Divorce rate rising in rural America 2016-09-30T17:47:23-04:00

The latest census figures are showing something new in parts of the heartland: divorce.

From the New York Times:

In the 1970s, the divorce rate was so low in this rural northwest Iowa County that it resembled the rest of America in the 1910s. Most of its 28,000 residents were churchgoers, few of its women were in the work force, and divorce was simply not done.

So it is a bitter mark of modernity that even here, divorce has swept in, up nearly sevenfold since 1970, giving the county the unwelcome distinction of being a standout in this category of census data.

Divorce is still less common here than the national average, but its sharp jump illustrates a fundamental change in the patterns of family life.

Forty years ago, divorced people were more concentrated in cities and suburbs. But geographic distinctions have all but vanished, and now, for the first time, rural Americans are just as likely to be divorced as city dwellers, according to an analysis of census data by The New York Times.
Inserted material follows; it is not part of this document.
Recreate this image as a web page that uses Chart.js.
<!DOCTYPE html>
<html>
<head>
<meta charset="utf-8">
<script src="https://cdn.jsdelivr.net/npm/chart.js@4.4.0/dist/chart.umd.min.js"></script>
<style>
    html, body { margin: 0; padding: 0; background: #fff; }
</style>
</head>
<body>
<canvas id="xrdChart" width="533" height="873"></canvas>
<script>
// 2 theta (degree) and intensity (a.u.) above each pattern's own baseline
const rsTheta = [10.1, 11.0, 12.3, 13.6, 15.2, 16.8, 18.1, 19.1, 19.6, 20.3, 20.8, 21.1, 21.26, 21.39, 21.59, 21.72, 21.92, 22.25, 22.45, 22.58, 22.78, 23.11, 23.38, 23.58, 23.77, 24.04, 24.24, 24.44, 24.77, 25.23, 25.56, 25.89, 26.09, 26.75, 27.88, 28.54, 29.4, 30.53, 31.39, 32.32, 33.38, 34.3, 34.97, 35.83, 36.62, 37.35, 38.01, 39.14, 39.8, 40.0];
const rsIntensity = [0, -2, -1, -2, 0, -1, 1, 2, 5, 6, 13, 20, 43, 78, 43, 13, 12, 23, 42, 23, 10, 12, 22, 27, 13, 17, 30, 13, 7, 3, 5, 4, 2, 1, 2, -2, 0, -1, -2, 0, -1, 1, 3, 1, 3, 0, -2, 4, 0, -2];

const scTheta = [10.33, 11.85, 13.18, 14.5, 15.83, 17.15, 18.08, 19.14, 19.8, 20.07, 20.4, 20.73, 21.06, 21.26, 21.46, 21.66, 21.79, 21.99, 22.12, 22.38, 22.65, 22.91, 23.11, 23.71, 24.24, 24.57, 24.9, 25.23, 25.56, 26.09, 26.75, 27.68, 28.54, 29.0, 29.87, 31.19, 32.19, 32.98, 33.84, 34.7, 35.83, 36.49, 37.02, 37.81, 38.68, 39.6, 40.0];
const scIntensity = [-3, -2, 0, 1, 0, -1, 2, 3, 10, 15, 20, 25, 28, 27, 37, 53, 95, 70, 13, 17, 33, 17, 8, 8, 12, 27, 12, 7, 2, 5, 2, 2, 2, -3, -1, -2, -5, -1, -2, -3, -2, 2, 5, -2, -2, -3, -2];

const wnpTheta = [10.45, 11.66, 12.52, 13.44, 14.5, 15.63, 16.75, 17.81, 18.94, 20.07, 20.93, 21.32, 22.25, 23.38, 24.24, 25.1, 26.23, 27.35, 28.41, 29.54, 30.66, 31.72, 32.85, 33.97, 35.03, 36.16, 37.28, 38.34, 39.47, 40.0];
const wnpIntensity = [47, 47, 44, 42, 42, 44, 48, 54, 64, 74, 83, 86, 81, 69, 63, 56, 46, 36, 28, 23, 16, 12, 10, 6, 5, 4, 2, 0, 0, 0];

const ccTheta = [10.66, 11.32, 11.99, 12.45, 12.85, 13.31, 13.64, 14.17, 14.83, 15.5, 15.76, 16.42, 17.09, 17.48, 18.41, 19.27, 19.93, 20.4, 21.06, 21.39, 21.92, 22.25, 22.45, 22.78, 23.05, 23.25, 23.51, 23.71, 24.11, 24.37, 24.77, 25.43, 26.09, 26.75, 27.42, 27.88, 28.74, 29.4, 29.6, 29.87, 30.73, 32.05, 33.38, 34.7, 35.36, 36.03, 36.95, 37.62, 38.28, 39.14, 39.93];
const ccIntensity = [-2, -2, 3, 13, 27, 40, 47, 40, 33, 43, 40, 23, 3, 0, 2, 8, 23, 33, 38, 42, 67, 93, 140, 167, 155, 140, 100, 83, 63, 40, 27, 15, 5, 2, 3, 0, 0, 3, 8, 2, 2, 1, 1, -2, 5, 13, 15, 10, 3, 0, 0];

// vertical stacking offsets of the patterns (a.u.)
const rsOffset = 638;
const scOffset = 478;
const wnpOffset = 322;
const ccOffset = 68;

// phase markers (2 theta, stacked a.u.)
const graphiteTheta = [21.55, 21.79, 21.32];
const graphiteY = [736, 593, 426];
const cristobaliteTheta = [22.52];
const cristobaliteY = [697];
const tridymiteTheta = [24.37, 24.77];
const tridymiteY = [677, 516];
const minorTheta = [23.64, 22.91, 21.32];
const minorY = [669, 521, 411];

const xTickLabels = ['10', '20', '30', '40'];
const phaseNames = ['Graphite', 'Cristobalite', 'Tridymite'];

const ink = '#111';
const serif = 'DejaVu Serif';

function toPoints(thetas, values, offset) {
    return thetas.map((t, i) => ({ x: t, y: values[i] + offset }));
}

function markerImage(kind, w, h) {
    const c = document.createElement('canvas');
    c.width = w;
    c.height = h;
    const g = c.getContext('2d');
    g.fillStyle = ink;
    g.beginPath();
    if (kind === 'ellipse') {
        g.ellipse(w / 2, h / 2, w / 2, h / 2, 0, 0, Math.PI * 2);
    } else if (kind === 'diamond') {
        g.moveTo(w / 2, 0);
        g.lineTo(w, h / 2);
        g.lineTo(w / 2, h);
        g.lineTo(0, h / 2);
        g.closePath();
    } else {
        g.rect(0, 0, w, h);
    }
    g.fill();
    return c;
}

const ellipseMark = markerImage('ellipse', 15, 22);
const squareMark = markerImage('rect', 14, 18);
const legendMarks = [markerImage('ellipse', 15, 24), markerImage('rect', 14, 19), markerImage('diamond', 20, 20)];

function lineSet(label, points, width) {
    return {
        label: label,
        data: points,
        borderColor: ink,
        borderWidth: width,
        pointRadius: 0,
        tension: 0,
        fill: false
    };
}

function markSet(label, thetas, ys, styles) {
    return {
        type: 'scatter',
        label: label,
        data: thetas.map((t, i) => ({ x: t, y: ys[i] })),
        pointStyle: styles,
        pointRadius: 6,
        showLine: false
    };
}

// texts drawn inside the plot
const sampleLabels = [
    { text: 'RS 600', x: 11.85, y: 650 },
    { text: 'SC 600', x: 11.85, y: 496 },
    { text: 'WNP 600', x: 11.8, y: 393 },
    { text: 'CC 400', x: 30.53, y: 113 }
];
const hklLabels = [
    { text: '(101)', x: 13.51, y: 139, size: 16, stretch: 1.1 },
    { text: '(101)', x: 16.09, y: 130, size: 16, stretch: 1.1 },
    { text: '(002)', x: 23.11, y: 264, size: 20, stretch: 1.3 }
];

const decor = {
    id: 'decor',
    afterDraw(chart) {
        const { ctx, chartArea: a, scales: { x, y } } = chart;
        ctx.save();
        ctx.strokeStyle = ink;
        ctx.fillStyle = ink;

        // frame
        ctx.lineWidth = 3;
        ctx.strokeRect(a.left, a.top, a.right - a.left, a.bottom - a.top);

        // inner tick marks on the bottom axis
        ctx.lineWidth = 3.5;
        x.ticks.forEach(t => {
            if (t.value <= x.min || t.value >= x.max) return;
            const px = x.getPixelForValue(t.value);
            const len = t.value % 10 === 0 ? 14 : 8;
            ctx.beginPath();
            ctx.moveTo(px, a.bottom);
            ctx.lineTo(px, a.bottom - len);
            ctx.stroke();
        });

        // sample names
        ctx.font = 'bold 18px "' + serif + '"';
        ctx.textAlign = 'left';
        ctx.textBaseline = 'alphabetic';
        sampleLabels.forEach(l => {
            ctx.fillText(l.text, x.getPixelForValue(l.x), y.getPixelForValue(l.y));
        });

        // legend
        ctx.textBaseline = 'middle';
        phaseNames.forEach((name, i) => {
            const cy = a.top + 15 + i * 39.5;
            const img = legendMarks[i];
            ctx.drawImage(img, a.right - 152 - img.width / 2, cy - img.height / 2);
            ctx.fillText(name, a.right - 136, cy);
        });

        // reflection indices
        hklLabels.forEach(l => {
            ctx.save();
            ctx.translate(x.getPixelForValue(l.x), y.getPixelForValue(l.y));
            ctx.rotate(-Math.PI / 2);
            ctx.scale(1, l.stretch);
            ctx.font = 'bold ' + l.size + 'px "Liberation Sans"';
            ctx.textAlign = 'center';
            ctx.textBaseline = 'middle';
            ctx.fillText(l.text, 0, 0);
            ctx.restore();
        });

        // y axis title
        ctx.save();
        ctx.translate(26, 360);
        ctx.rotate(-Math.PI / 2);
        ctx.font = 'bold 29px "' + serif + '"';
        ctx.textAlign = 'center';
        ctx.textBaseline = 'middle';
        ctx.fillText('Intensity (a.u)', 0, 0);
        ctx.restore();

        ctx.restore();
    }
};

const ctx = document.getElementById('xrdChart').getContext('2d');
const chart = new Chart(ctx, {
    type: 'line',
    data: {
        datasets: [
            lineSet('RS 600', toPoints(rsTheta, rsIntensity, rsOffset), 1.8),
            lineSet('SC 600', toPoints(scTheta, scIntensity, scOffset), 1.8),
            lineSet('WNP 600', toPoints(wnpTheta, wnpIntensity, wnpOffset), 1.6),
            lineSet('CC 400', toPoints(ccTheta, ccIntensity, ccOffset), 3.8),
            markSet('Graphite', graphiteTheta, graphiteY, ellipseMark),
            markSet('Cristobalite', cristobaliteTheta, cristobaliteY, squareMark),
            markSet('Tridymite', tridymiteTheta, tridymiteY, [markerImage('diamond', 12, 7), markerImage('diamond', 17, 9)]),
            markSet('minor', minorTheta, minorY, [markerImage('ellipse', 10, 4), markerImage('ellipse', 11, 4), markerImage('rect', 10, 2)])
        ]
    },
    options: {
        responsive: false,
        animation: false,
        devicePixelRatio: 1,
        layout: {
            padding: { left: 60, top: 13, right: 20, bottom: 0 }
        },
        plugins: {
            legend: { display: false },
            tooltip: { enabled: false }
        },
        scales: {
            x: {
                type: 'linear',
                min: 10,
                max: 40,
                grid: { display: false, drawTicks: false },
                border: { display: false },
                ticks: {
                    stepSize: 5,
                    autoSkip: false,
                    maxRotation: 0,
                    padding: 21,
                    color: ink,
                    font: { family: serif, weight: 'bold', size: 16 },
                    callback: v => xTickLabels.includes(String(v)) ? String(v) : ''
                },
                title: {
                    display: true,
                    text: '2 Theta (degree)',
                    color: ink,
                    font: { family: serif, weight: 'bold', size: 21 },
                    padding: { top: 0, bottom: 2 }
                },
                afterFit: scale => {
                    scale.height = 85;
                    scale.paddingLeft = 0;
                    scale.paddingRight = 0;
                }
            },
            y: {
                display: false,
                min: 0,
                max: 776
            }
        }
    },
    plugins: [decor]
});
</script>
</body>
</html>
“Rural families are going through this incredible transformation,” said Daniel T. Lichter, a sociology professor at Cornell University.

The shifts that started in cities have spread to less populated regions — women going to work, gaining autonomy, and re-arranging the order of traditional families. Values have changed, too, easing the stigma of divorce.
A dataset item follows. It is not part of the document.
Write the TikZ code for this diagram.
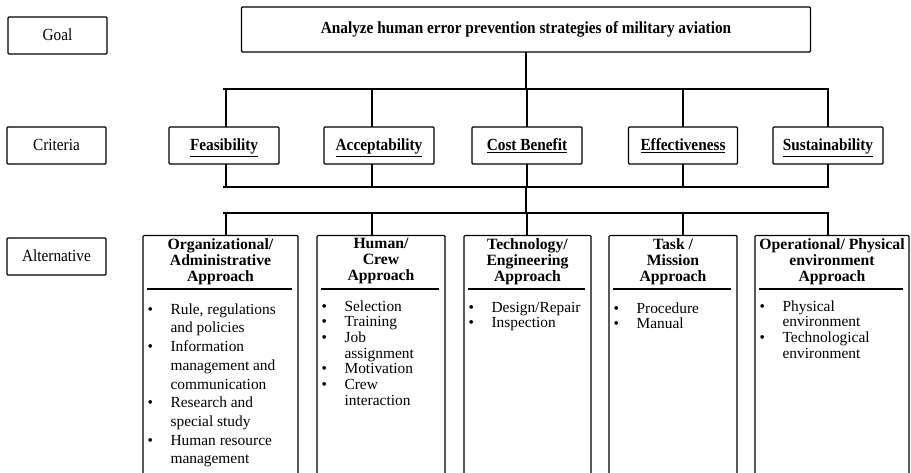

“In the bottom ranks, men have lost ground and women have gained,” said June Carbone, a law professor at the University of Missouri-Kansas City and co-author of “Red Families v. Blue Families.”

“A blue-collar guy has less to offer today than he did in 1979,” Professor Carbone added. Those shifting forces, she said, “create a mismatch between expectation and reality” that can result in women becoming frustrated and leaving, because now they can.